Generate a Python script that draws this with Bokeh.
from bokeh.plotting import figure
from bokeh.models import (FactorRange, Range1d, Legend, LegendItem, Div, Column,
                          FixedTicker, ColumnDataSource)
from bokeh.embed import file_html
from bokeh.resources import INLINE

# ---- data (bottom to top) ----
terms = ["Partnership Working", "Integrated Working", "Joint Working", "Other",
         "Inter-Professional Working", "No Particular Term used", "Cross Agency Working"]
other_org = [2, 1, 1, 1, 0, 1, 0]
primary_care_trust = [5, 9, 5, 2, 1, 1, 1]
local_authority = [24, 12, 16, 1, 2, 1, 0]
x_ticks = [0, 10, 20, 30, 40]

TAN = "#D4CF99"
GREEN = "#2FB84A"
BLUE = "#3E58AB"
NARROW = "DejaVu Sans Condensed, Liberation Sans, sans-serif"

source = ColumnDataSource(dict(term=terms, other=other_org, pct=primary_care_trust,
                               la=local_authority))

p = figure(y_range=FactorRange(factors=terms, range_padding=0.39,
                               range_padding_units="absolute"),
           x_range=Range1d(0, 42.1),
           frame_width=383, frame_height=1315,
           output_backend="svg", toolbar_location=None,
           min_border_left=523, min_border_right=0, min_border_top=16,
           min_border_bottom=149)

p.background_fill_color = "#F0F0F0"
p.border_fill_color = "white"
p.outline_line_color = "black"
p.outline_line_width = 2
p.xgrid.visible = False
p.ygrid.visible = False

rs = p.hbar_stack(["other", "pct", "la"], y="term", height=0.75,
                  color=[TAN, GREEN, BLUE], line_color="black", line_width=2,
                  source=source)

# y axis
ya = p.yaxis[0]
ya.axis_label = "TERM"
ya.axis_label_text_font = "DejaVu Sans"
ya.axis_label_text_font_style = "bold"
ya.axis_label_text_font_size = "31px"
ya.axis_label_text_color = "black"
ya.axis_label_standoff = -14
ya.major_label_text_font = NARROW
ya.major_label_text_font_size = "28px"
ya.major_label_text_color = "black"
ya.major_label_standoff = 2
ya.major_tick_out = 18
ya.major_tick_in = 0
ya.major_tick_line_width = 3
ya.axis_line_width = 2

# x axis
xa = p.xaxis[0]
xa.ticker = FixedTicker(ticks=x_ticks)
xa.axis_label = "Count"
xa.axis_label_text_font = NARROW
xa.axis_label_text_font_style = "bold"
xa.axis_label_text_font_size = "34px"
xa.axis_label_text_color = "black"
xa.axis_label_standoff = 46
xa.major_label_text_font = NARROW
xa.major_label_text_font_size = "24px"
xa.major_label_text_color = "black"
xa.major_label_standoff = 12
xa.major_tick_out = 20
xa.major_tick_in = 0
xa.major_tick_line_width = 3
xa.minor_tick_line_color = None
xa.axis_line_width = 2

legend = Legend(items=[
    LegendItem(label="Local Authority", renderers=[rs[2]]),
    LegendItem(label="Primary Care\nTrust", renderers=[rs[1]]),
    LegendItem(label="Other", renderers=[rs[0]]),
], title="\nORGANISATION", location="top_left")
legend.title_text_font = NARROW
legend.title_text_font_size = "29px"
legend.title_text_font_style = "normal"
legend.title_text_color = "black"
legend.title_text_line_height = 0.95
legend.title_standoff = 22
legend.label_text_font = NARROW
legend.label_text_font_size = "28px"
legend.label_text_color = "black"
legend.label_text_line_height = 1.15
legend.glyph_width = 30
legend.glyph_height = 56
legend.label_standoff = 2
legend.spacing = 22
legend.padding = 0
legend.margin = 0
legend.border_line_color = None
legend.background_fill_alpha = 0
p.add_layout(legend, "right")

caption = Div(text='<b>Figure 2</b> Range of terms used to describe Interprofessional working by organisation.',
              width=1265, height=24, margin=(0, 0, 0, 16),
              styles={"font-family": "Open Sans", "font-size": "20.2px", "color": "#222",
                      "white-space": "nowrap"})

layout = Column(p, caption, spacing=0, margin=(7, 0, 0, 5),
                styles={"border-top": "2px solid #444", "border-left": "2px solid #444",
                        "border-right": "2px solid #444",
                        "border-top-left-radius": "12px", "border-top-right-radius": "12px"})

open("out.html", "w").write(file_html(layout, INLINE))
=======
Return exactly, please, the lines of the material from the first one down to and including the line where "from bokeh.resources import INLINE" appears.

Generate a Python script that draws this with Bokeh.
from bokeh.plotting import figure
from bokeh.models import (FactorRange, Range1d, Legend, LegendItem, Div, Column,
                          FixedTicker, ColumnDataSource)
from bokeh.embed import file_html
from bokeh.resources import INLINE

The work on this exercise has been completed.